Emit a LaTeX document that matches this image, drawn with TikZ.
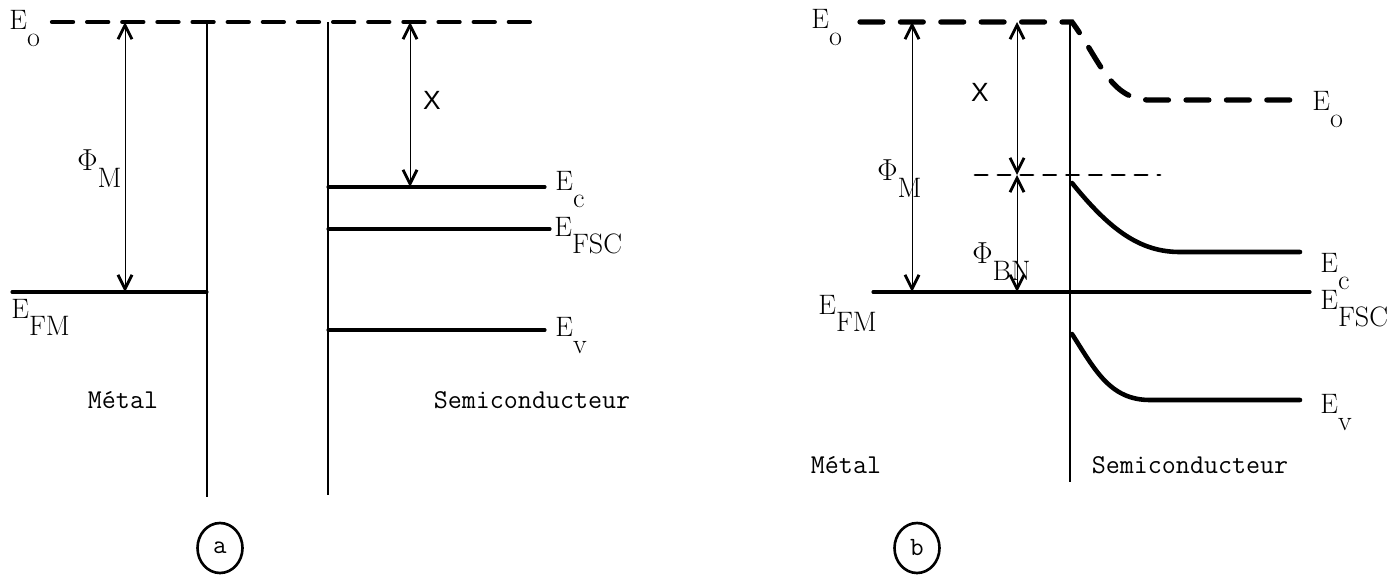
\documentclass[tikz,border=0pt]{standalone}
\usepackage{fontspec}
\newfontfamily\grkfont{Liberation Sans}
\usetikzlibrary{positioning,arrows.meta,shapes.geometric}
\tikzset{
  level/.style={line width=1.8pt, line cap=round},
  bent/.style={line width=2.6pt, line cap=round},
  wall/.style={line width=1.2pt},
  vac/.style={line width=2.4pt, line cap=round, dash pattern=on 12pt off 8pt},
  vacb/.style={line width=3pt, line cap=round, dash pattern=on 13pt off 10pt},
  ref/.style={line width=1.6pt, line cap=round, dash pattern=on 7pt off 6pt},
  barb/.tip={Straight Barb[length=8pt,width=8pt,line width=1.6pt]},
  gap/.style={line width=0.5pt, barb-barb},
  lbl/.style={font=\fontsize{16}{18}\selectfont, inner sep=0pt},
  word/.style={font=\ttfamily\fontsize{15.5}{18}\selectfont, inner sep=0pt},
  tag/.style={draw, line width=1.5pt, ellipse, minimum width=0.9cm, minimum height=1cm, inner sep=0pt, font=\ttfamily\fontsize{15}{17}\selectfont},
}
\newcommand{\sublab}[2]{#1\raisebox{-0.62em}{#2}}

\begin{document}
\begin{tikzpicture}[x=0.02cm, y=-0.02cm]
  \useasboundingbox (0,0) rectangle (1396,586);
  % (a) separated metal and semiconductor
  \coordinate (a-vac-l) at (52,22);
  \coordinate (a-vac-r) at (530,22);
  \draw[vac] (a-vac-l) -- (a-vac-r);
  \draw[wall] (207,22) coordinate (a-mw) -- (207,497);
  \draw[wall] (328,22) coordinate (a-sw) -- (328,495);
  \draw[level] (12,292) coordinate (a-fm-l) -- (207,292) coordinate (a-fm-r);
  \draw[level] (328,187) coordinate (a-c-l) -- (545,187) coordinate (a-c-r);
  \draw[level] (328,229) coordinate (a-f-l) -- (550,229) coordinate (a-f-r);
  \draw[level] (328,330) coordinate (a-v-l) -- (545,330) coordinate (a-v-r);
  \coordinate (a-phi-t) at (125,22);
  \coordinate (a-phi-b) at (125,292);
  \coordinate (a-chi-t) at (410,22);
  \coordinate (a-chi-b) at (410,187);
  \draw[gap] (a-phi-t) -- (a-phi-b);
  \draw[gap] (a-chi-t) -- (a-chi-b);
  \node[lbl, anchor=base west] (a-e0) at (9,29) {\sublab{E}{o}};
  \node[lbl, anchor=base west] (a-efm) at (11,318) {\sublab{E}{FM}};
  \node[lbl, anchor=base west] (a-ec) at (555,190) {\sublab{E}{c}};
  \node[lbl, anchor=base west] (a-efsc) at (554,236) {\sublab{E}{FSC}};
  \node[lbl, anchor=base west] (a-ev) at (555,336) {\sublab{E}{v}};
  \node[lbl, anchor=base west] (a-phim) at (77,170) {\sublab{$\Phi$}{M}};
  \node[lbl, font=\grkfont\fontsize{15}{17}\selectfont] (a-chi) at (432,100) {Χ};
  \node[word] (a-metal) at (123,400) {Métal};
  \node[word] (a-semi) at (532,400) {Semiconducteur};
  \node[tag] (a-tag) at (220,548) {a};
  % (b) contact, bands bent
  \draw[vacb] (860,22) coordinate (b-vac-l) -- (1072,22)
    .. controls (1100,60) and (1110,100) .. (1150,100) -- (1300,100) coordinate (b-vac-r);
  \draw[wall] (1070,24) coordinate (b-w) -- (1070,482);
  \draw[level] (873,292) coordinate (b-f-l) -- (1310,292) coordinate (b-f-r);
  \draw[bent] (1072,183) coordinate (b-c-l) .. controls (1110,230) and (1140,252) .. (1180,252) -- (1300,252) coordinate (b-c-r);
  \draw[bent] (1072,334) coordinate (b-v-l) .. controls (1095,370) and (1110,400) .. (1150,400) -- (1300,400) coordinate (b-v-r);
  \draw[ref] (975,175) coordinate (b-bar-l) -- (1160,175) coordinate (b-bar-r);
  \coordinate (b-phi-t) at (912,22);
  \coordinate (b-phi-b) at (912,292);
  \coordinate (b-chi-t) at (1017,22);
  \coordinate (b-chi-b) at (1017,175);
  \coordinate (b-bn-b) at (1017,292);
  \draw[gap] (b-phi-t) -- (b-phi-b);
  \draw[gap] (b-chi-t) -- (b-chi-b);
  \draw[gap] (b-chi-b) -- (b-bn-b);
  \node[lbl, anchor=base west] (b-e0) at (811,28) {\sublab{E}{o}};
  \node[lbl, anchor=base west] (b-efm) at (818,314) {\sublab{E}{FM}};
  \node[lbl, anchor=base west] (b-e0r) at (1312,110) {\sublab{E}{o}};
  \node[lbl, anchor=base west] (b-ec) at (1320,272) {\sublab{E}{c}};
  \node[lbl, anchor=base west] (b-efsc) at (1320,309) {\sublab{E}{FSC}};
  \node[lbl, anchor=base west] (b-ev) at (1320,413) {\sublab{E}{v}};
  \node[lbl, anchor=base west] (b-phim) at (877,180) {\sublab{$\Phi$}{M}};
  \node[lbl, anchor=base west] (b-phibn) at (972,263) {\sublab{$\Phi$}{BN}};
  \node[lbl, font=\grkfont\fontsize{15}{17}\selectfont] (b-chi) at (980,92) {Χ};
  \node[word] (b-metal) at (846,465) {Métal};
  \node[word] (b-semi) at (1190,465) {Semiconducteur};
  \node[tag] (b-tag) at (917,548) {b};
\end{tikzpicture}
\end{document}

++++++++

=== Problem details ===
Reproduce the whole listing word for word, setting aside any pictures.

=== Answer to the problem ===
Emit a LaTeX document that matches this image, drawn with TikZ.
\documentclass[tikz,border=0pt]{standalone}
\usepackage{fontspec}
\newfontfamily\grkfont{Liberation Sans}
\usetikzlibrary{positioning,arrows.meta,shapes.geometric}
\tikzset{
  level/.style={line width=1.8pt, line cap=round},
  bent/.style={line width=2.6pt, line cap=round},
  wall/.style={line width=1.2pt},
  vac/.style={line width=2.4pt, line cap=round, dash pattern=on 12pt off 8pt},
  vacb/.style={line width=3pt, line cap=round, dash pattern=on 13pt off 10pt},
  ref/.style={line width=1.6pt, line cap=round, dash pattern=on 7pt off 6pt},
  barb/.tip={Straight Barb[length=8pt,width=8pt,line width=1.6pt]},
  gap/.style={line width=0.5pt, barb-barb},
  lbl/.style={font=\fontsize{16}{18}\selectfont, inner sep=0pt},
  word/.style={font=\ttfamily\fontsize{15.5}{18}\selectfont, inner sep=0pt},
  tag/.style={draw, line width=1.5pt, ellipse, minimum width=0.9cm, minimum height=1cm, inner sep=0pt, font=\ttfamily\fontsize{15}{17}\selectfont},
}
\newcommand{\sublab}[2]{#1\raisebox{-0.62em}{#2}}

\begin{document}
\begin{tikzpicture}[x=0.02cm, y=-0.02cm]
  \useasboundingbox (0,0) rectangle (1396,586);
  % (a) separated metal and semiconductor
  \coordinate (a-vac-l) at (52,22);
  \coordinate (a-vac-r) at (530,22);
  \draw[vac] (a-vac-l) -- (a-vac-r);
  \draw[wall] (207,22) coordinate (a-mw) -- (207,497);
  \draw[wall] (328,22) coordinate (a-sw) -- (328,495);
  \draw[level] (12,292) coordinate (a-fm-l) -- (207,292) coordinate (a-fm-r);
  \draw[level] (328,187) coordinate (a-c-l) -- (545,187) coordinate (a-c-r);
  \draw[level] (328,229) coordinate (a-f-l) -- (550,229) coordinate (a-f-r);
  \draw[level] (328,330) coordinate (a-v-l) -- (545,330) coordinate (a-v-r);
  \coordinate (a-phi-t) at (125,22);
  \coordinate (a-phi-b) at (125,292);
  \coordinate (a-chi-t) at (410,22);
  \coordinate (a-chi-b) at (410,187);
  \draw[gap] (a-phi-t) -- (a-phi-b);
  \draw[gap] (a-chi-t) -- (a-chi-b);
  \node[lbl, anchor=base west] (a-e0) at (9,29) {\sublab{E}{o}};
  \node[lbl, anchor=base west] (a-efm) at (11,318) {\sublab{E}{FM}};
  \node[lbl, anchor=base west] (a-ec) at (555,190) {\sublab{E}{c}};
  \node[lbl, anchor=base west] (a-efsc) at (554,236) {\sublab{E}{FSC}};
  \node[lbl, anchor=base west] (a-ev) at (555,336) {\sublab{E}{v}};
  \node[lbl, anchor=base west] (a-phim) at (77,170) {\sublab{$\Phi$}{M}};
  \node[lbl, font=\grkfont\fontsize{15}{17}\selectfont] (a-chi) at (432,100) {Χ};
  \node[word] (a-metal) at (123,400) {Métal};
  \node[word] (a-semi) at (532,400) {Semiconducteur};
  \node[tag] (a-tag) at (220,548) {a};
  % (b) contact, bands bent
  \draw[vacb] (860,22) coordinate (b-vac-l) -- (1072,22)
    .. controls (1100,60) and (1110,100) .. (1150,100) -- (1300,100) coordinate (b-vac-r);
  \draw[wall] (1070,24) coordinate (b-w) -- (1070,482);
  \draw[level] (873,292) coordinate (b-f-l) -- (1310,292) coordinate (b-f-r);
  \draw[bent] (1072,183) coordinate (b-c-l) .. controls (1110,230) and (1140,252) .. (1180,252) -- (1300,252) coordinate (b-c-r);
  \draw[bent] (1072,334) coordinate (b-v-l) .. controls (1095,370) and (1110,400) .. (1150,400) -- (1300,400) coordinate (b-v-r);
  \draw[ref] (975,175) coordinate (b-bar-l) -- (1160,175) coordinate (b-bar-r);
  \coordinate (b-phi-t) at (912,22);
  \coordinate (b-phi-b) at (912,292);
  \coordinate (b-chi-t) at (1017,22);
  \coordinate (b-chi-b) at (1017,175);
  \coordinate (b-bn-b) at (1017,292);
  \draw[gap] (b-phi-t) -- (b-phi-b);
  \draw[gap] (b-chi-t) -- (b-chi-b);
  \draw[gap] (b-chi-b) -- (b-bn-b);
  \node[lbl, anchor=base west] (b-e0) at (811,28) {\sublab{E}{o}};
  \node[lbl, anchor=base west] (b-efm) at (818,314) {\sublab{E}{FM}};
  \node[lbl, anchor=base west] (b-e0r) at (1312,110) {\sublab{E}{o}};
  \node[lbl, anchor=base west] (b-ec) at (1320,272) {\sublab{E}{c}};
  \node[lbl, anchor=base west] (b-efsc) at (1320,309) {\sublab{E}{FSC}};
  \node[lbl, anchor=base west] (b-ev) at (1320,413) {\sublab{E}{v}};
  \node[lbl, anchor=base west] (b-phim) at (877,180) {\sublab{$\Phi$}{M}};
  \node[lbl, anchor=base west] (b-phibn) at (972,263) {\sublab{$\Phi$}{BN}};
  \node[lbl, font=\grkfont\fontsize{15}{17}\selectfont] (b-chi) at (980,92) {Χ};
  \node[word] (b-metal) at (846,465) {Métal};
  \node[word] (b-semi) at (1190,465) {Semiconducteur};
  \node[tag] (b-tag) at (917,548) {b};
\end{tikzpicture}
\end{document}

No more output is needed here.